RAW DATA »
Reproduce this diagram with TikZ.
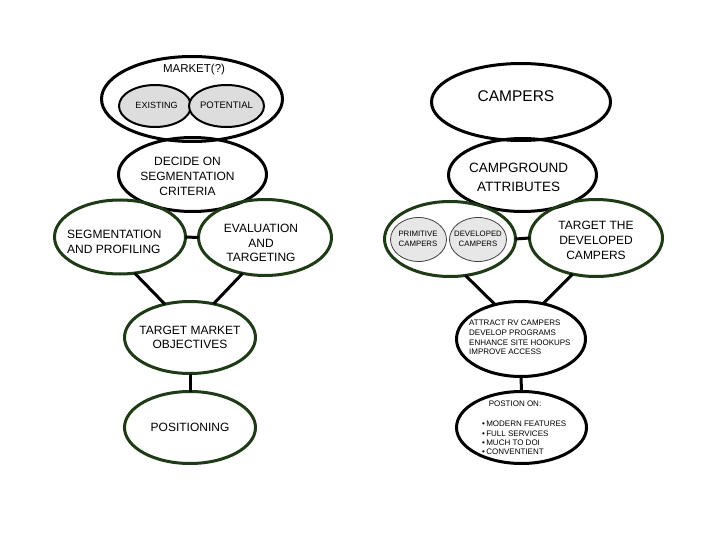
\documentclass[tikz,border=0pt]{standalone}
\usepackage{fontspec}
\setmainfont{Liberation Sans}
\usetikzlibrary{shapes.geometric}
\definecolor{dkgreen}{RGB}{30,58,22}
\definecolor{lgray}{RGB}{221,221,221}
\definecolor{lgraytwo}{RGB}{231,231,231}
\tikzset{
 base/.style={ellipse, inner sep=0pt, outer sep=0pt},
 blk/.style={base, draw=black, line width=3pt},
 grn/.style={base, draw=dkgreen, line width=3pt},
 smallgray/.style={base, draw=black, line width=2pt, fill=lgray},
 tinygray/.style={base, draw=black!75, line width=0.8pt, fill=lgraytwo},
 conn/.style={line width=3pt, black},
 txt/.style={inner sep=0pt, align=center},
}
\newcommand\fsz[2]{\fontsize{#1}{#2}\selectfont}
\begin{document}
\begin{tikzpicture}[x=1pt,y=-1pt]
\useasboundingbox[fill=white] (0,0) rectangle (720,540);
% left column
\node[blk, minimum width=181pt, minimum height=85pt] (market) at (192,99) {};
\node[smallgray, minimum width=72pt, minimum height=42pt] (existing) at (155,106) {};
\node[smallgray, minimum width=75pt, minimum height=42pt] (potential) at (226.5,106) {};
\node[blk, minimum width=148pt, minimum height=74pt] (decide) at (192.5,174.5) {};
\node[grn, minimum width=131pt, minimum height=74pt] (seg) at (120,237) {};
\node[grn, minimum width=133pt, minimum height=76pt] (eval) at (265,237.5) {};
\node[grn, minimum width=131pt, minimum height=72pt] (tmo) at (190,337.5) {};
\node[grn, minimum width=131pt, minimum height=72pt] (pos) at (190,427.5) {};
% right column
\node[blk, minimum width=179pt, minimum height=77pt] (campers) at (521,102) {};
\node[blk, minimum width=148pt, minimum height=73pt] (campground) at (522.5,175) {};
\node[grn, minimum width=131pt, minimum height=75pt] (types) at (450,239) {};
\node[tinygray, minimum width=56pt, minimum height=44pt] (primitive) at (418.5,239.5) {};
\node[tinygray, minimum width=57pt, minimum height=44pt] (developed) at (478,239.5) {};
\node[grn, minimum width=133pt, minimum height=77pt] (targetdev) at (596,238) {};
\node[blk, minimum width=129pt, minimum height=75pt] (attract) at (521,339) {};
\node[blk, minimum width=130pt, minimum height=72pt] (poson) at (521.5,427.5) {};
% connectors
\draw[conn] (seg.east) -- (eval.west);
\draw[conn] (seg.-68.5) -- (tmo.127);
\draw[conn] (eval.-122) -- (tmo.55);
\draw[conn] (tmo.south) -- (pos.north);
\draw[conn] (types.east) -- (targetdev.west);
\draw[conn] (types.-67) -- (attract.127);
\draw[conn] (targetdev.-123) -- (attract.58);
\draw[conn] (attract.south) -- (poson.north);
% texts
\node[txt, font=\fsz{11.5}{14}] (tmarket) at (194,70) {MARKET(?)};
\node[txt, font=\fsz{9}{11}] (texisting) at (156.5,105.5) {EXISTING};
\node[txt, font=\fsz{9.5}{11}] (tpotential) at (226.5,105.5) {POTENTIAL};
\node[txt, font=\fsz{12}{15}] (tdecide) at (187.5,176.5) {DECIDE ON\\SEGMENTATION\\CRITERIA};
\node[txt, align=left, anchor=west, font=\fsz{12}{15}] (tseg) at (67,242) {SEGMENTATION\\AND PROFILING};
\node[txt, font=\fsz{12}{14.5}] (teval) at (261,243) {EVALUATION\\AND\\TARGETING};
\node[txt, font=\fsz{12}{13.5}] (ttmo) at (190,337.5) {TARGET MARKET\\OBJECTIVES};
\node[txt, font=\fsz{12}{14}] (tpos) at (190,427.5) {POSITIONING};
\node[txt, font=\fsz{15.5}{18}] (tcampers) at (516,96) {CAMPERS};
\node[txt, font=\fsz{13.5}{19}] (tcampground) at (518.5,177.5) {CAMPGROUND\\ATTRIBUTES};
\node[txt, font=\fsz{7.8}{10}] (tprimitive) at (418,239) {PRIMITIVE\\CAMPERS};
\node[txt, font=\fsz{7.8}{10}] (tdeveloped) at (478,239) {DEVELOPED\\CAMPERS};
\node[txt, font=\fsz{12}{15}] (ttargetdev) at (596,240) {TARGET THE\\DEVELOPED\\CAMPERS};
\node[txt, align=left, anchor=west, font=\fsz{8}{9.7}] (tattract) at (469,337.5) {ATTRACT RV CAMPERS\\DEVELOP PROGRAMS\\ENHANCE SITE HOOKUPS\\IMPROVE ACCESS};
\node[txt, font=\fsz{8}{10}] (tposon) at (515,404) {POSTION ON:};
\node[txt, align=left, anchor=west, font=\fsz{8}{9.3}] (tbullets) at (482,438) {•\,MODERN FEATURES\\•\,FULL SERVICES\\•\,MUCH TO DOI\\•\,CONVENTIENT};
\end{tikzpicture}
\end{document}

WHAT IS NEEDED »
Reproduce the material in full, word for word, and omit the pictures.

ANSWER »
Reproduce this diagram with TikZ.
\documentclass[tikz,border=0pt]{standalone}
\usepackage{fontspec}
\setmainfont{Liberation Sans}
\usetikzlibrary{shapes.geometric}
\definecolor{dkgreen}{RGB}{30,58,22}
\definecolor{lgray}{RGB}{221,221,221}
\definecolor{lgraytwo}{RGB}{231,231,231}
\tikzset{
 base/.style={ellipse, inner sep=0pt, outer sep=0pt},
 blk/.style={base, draw=black, line width=3pt},
 grn/.style={base, draw=dkgreen, line width=3pt},
 smallgray/.style={base, draw=black, line width=2pt, fill=lgray},
 tinygray/.style={base, draw=black!75, line width=0.8pt, fill=lgraytwo},
 conn/.style={line width=3pt, black},
 txt/.style={inner sep=0pt, align=center},
}
\newcommand\fsz[2]{\fontsize{#1}{#2}\selectfont}
\begin{document}
\begin{tikzpicture}[x=1pt,y=-1pt]
\useasboundingbox[fill=white] (0,0) rectangle (720,540);
% left column
\node[blk, minimum width=181pt, minimum height=85pt] (market) at (192,99) {};
\node[smallgray, minimum width=72pt, minimum height=42pt] (existing) at (155,106) {};
\node[smallgray, minimum width=75pt, minimum height=42pt] (potential) at (226.5,106) {};
\node[blk, minimum width=148pt, minimum height=74pt] (decide) at (192.5,174.5) {};
\node[grn, minimum width=131pt, minimum height=74pt] (seg) at (120,237) {};
\node[grn, minimum width=133pt, minimum height=76pt] (eval) at (265,237.5) {};
\node[grn, minimum width=131pt, minimum height=72pt] (tmo) at (190,337.5) {};
\node[grn, minimum width=131pt, minimum height=72pt] (pos) at (190,427.5) {};
% right column
\node[blk, minimum width=179pt, minimum height=77pt] (campers) at (521,102) {};
\node[blk, minimum width=148pt, minimum height=73pt] (campground) at (522.5,175) {};
\node[grn, minimum width=131pt, minimum height=75pt] (types) at (450,239) {};
\node[tinygray, minimum width=56pt, minimum height=44pt] (primitive) at (418.5,239.5) {};
\node[tinygray, minimum width=57pt, minimum height=44pt] (developed) at (478,239.5) {};
\node[grn, minimum width=133pt, minimum height=77pt] (targetdev) at (596,238) {};
\node[blk, minimum width=129pt, minimum height=75pt] (attract) at (521,339) {};
\node[blk, minimum width=130pt, minimum height=72pt] (poson) at (521.5,427.5) {};
% connectors
\draw[conn] (seg.east) -- (eval.west);
\draw[conn] (seg.-68.5) -- (tmo.127);
\draw[conn] (eval.-122) -- (tmo.55);
\draw[conn] (tmo.south) -- (pos.north);
\draw[conn] (types.east) -- (targetdev.west);
\draw[conn] (types.-67) -- (attract.127);
\draw[conn] (targetdev.-123) -- (attract.58);
\draw[conn] (attract.south) -- (poson.north);
% texts
\node[txt, font=\fsz{11.5}{14}] (tmarket) at (194,70) {MARKET(?)};
\node[txt, font=\fsz{9}{11}] (texisting) at (156.5,105.5) {EXISTING};
\node[txt, font=\fsz{9.5}{11}] (tpotential) at (226.5,105.5) {POTENTIAL};
\node[txt, font=\fsz{12}{15}] (tdecide) at (187.5,176.5) {DECIDE ON\\SEGMENTATION\\CRITERIA};
\node[txt, align=left, anchor=west, font=\fsz{12}{15}] (tseg) at (67,242) {SEGMENTATION\\AND PROFILING};
\node[txt, font=\fsz{12}{14.5}] (teval) at (261,243) {EVALUATION\\AND\\TARGETING};
\node[txt, font=\fsz{12}{13.5}] (ttmo) at (190,337.5) {TARGET MARKET\\OBJECTIVES};
\node[txt, font=\fsz{12}{14}] (tpos) at (190,427.5) {POSITIONING};
\node[txt, font=\fsz{15.5}{18}] (tcampers) at (516,96) {CAMPERS};
\node[txt, font=\fsz{13.5}{19}] (tcampground) at (518.5,177.5) {CAMPGROUND\\ATTRIBUTES};
\node[txt, font=\fsz{7.8}{10}] (tprimitive) at (418,239) {PRIMITIVE\\CAMPERS};
\node[txt, font=\fsz{7.8}{10}] (tdeveloped) at (478,239) {DEVELOPED\\CAMPERS};
\node[txt, font=\fsz{12}{15}] (ttargetdev) at (596,240) {TARGET THE\\DEVELOPED\\CAMPERS};
\node[txt, align=left, anchor=west, font=\fsz{8}{9.7}] (tattract) at (469,337.5) {ATTRACT RV CAMPERS\\DEVELOP PROGRAMS\\ENHANCE SITE HOOKUPS\\IMPROVE ACCESS};
\node[txt, font=\fsz{8}{10}] (tposon) at (515,404) {POSTION ON:};
\node[txt, align=left, anchor=west, font=\fsz{8}{9.3}] (tbullets) at (482,438) {•\,MODERN FEATURES\\•\,FULL SERVICES\\•\,MUCH TO DOI\\•\,CONVENTIENT};
\end{tikzpicture}
\end{document}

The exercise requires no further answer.